John Coulson had left Cambridge with a double first just eighteen months before being catapulted from Whitehall to the edge of the Orient. Once he arrived in Bucharest, he was entranced by the European mêlée he found there: quasi-royals, diplomats, businessmen, journalists, hangers-on, and spies.
“On Tuesday night there was a dinner at the legation where I met a nice girl with the ghastly name of Vera Rosenberg,” wrote Coulson a few days after arriving. And in a letter a few weeks later he told his parents:
People I meet a lot here, and who I have not I think described, are two sisters Mrs. Mendl and Mrs. Rosenberg, both of whom (as is obvious) have married Jews. They are fair themselves—about 45 I suppose—and I simply cannot tell whether they are Jewesses or not. On the one hand they look so essentially Aryan; on the other, it seems strange that both should marry Jews. Mrs. Rosenberg is a widow, and has one daughter, who, strangely enough, is also fair, but obviously a Jewess. All these women have attractive—extremely attractive—voices.
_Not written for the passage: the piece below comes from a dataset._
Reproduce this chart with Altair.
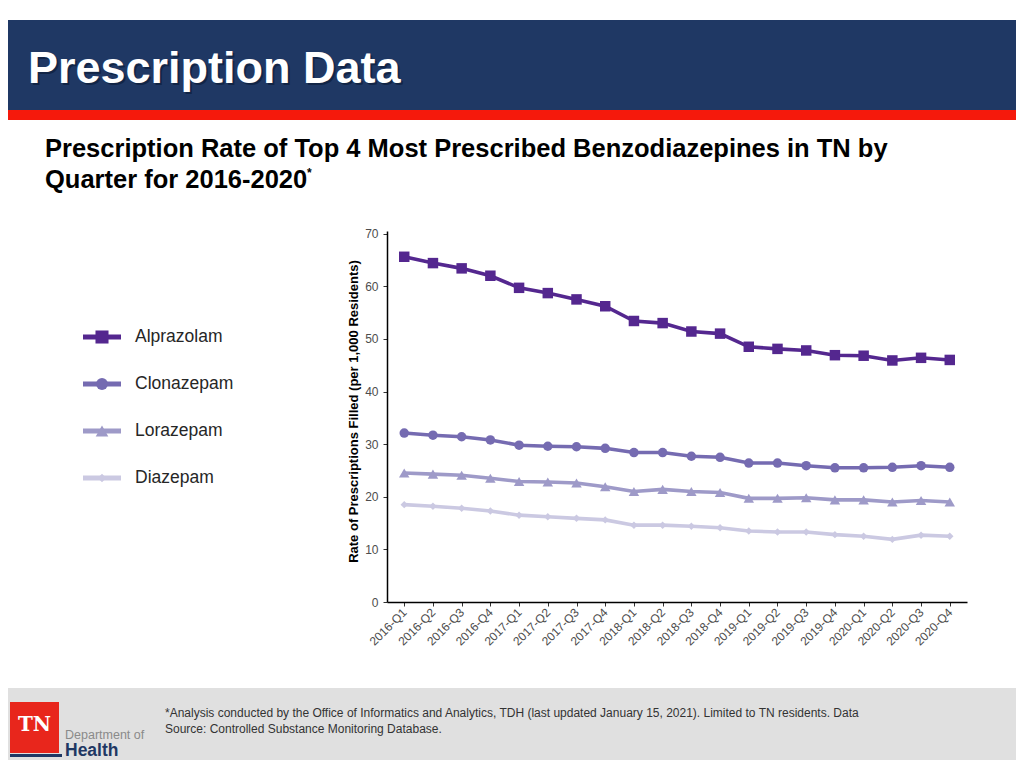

I had found it puzzling why Vera stayed on in Bucharest after her father's death. Having completed her secretarial course in London in 1931, she could easily have found work in London and sought British citizenship, like her brother Guy; yet she returned to Romania for six more years.
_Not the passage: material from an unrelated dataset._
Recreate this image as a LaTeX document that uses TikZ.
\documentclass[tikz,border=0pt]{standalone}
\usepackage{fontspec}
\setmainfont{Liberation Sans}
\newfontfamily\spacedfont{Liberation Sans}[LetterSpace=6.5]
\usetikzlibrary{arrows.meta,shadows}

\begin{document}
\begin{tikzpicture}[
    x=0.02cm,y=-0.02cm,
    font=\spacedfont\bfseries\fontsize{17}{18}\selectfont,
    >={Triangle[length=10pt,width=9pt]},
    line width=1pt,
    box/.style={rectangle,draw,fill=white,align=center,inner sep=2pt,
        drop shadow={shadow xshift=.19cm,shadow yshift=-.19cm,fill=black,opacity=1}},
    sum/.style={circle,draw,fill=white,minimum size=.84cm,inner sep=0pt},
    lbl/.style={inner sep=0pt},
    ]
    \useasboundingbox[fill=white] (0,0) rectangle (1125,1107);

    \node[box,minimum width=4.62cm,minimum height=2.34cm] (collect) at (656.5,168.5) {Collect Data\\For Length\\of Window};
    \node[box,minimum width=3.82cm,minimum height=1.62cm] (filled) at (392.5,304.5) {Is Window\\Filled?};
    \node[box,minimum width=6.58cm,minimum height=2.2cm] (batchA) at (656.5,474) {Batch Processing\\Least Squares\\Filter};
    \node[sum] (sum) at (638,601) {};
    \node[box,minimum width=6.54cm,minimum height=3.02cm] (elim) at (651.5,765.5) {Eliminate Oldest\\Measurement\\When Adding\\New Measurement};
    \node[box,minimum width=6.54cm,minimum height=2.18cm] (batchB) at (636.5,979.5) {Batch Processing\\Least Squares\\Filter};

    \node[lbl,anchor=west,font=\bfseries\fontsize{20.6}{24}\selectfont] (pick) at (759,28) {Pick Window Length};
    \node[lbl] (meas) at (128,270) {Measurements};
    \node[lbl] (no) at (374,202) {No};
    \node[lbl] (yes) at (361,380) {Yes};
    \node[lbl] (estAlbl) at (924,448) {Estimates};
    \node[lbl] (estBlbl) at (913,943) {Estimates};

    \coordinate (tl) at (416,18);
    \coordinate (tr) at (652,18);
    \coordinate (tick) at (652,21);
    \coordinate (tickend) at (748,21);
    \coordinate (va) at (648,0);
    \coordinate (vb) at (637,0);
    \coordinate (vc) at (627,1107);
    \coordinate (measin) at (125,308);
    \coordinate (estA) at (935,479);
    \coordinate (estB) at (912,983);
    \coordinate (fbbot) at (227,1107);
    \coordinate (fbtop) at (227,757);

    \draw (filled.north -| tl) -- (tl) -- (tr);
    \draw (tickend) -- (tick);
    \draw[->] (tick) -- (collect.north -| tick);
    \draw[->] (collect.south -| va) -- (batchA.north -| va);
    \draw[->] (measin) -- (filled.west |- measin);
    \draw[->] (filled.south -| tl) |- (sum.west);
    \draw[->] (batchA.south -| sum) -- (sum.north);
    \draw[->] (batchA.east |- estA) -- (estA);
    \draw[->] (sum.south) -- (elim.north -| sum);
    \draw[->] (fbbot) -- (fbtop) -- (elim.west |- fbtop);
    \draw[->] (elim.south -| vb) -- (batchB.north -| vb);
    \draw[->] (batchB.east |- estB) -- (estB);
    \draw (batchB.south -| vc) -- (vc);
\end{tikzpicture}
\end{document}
John Coulson's letters home gave one possible answer. Vera was enjoying herself in Bucharest, and for some time she flitted gaily in and out of Coulson's prose. A curious replacement for Count Schulenburg, this gauche young diplomat became Vera's new escort about town. She in turn became Coulson's guide as he muddled through streets smelling of raw sheepskin and full of jostling hawkers to reach the seductive ambience of the Capsa or the Melody Bar. “I met fifty people last night, and haven't been to bed before four a.m. for days,” he wrote to his parents, and a little later in the same letter: “On Wednesday I dined with the Rosenbergs and played bridge until a late hour.” If Coulson was not accompanying his minister to
the Danube “to watch him miss some duck and to drift about in his new motor boat all over the Delta,” he was rushing to bridge or golf or tennis at the Bucharest Country Club, where Vera Rosenberg was to be found, or to a lecture on “An Englishman's View of the World” at the Anglo-Romanian Society, where Vera and her mother might be, although Vera was just as likely to be found at the bar of the Athenée Palace.
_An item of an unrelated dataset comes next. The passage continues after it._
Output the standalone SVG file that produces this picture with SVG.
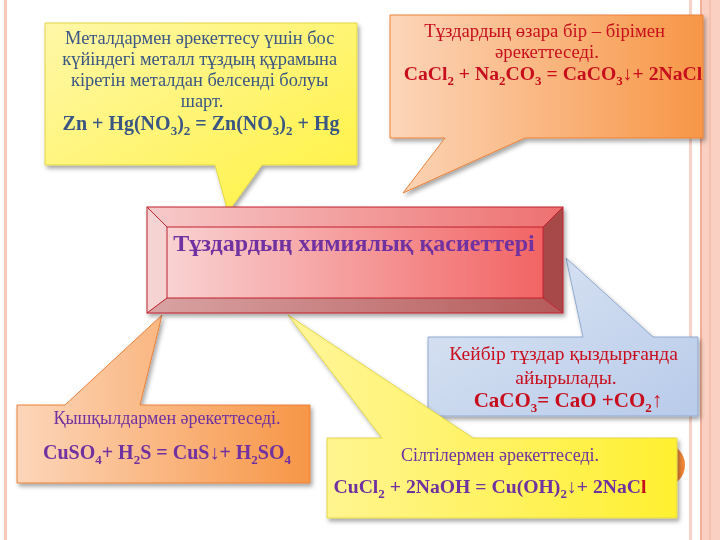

Vera's detachment from political change as these years passed seemed unreal. In 1935 her own relatives in Germany became subject to the anti-Semitic Nürnberg Laws, whereby German citizenship could belong only to a “national of German or kindred blood.” Vera's uncles Arthur and Siegfried, still in Romania, could no longer export to their own company in Cologne. Vera could perhaps ignore the daily jibes that a “Jewess” attracted even in polite society. But as time went by it could not have been easy to ignore mass demonstrations in Bucharest in support of the Iron Guard. Vera could see for herself the desperate wish of other Jews to flee each time she visited the Black Sea port of Constanza, from where many were already leaving for Palestine, among them Vera's own friends and relatives. “Vera and I to Constanza, saw M off to Palestine,” noted her mother in a pocket diary on one such occasion.
Yet in Vera's privileged circle the threat still seemed distant. Far from feeling afraid about her future, the Vera Rosenberg whom Coulson encountered was at ease in this bustling, cosmopolitan world of prewar Bucharest. She had her influential patrons, such as Bill Rogers, the doyen of the expatriate community here. The longtime manager of Steaua Ro-mana in Bucharest, “Uncle Bill” was an admirer of Vera's. His daughter Ann Rogers (now Eagle), who knew Vera at this time, said: “Daddy was one of the only people who could tease Vera and say: ‘How are your coreligionists?' Mummy was not so sure. People used to ask her why she had so much to do with those awful Jews. And when Daddy let them send their furniture back to England in one of his tankers, Mummy was furious.”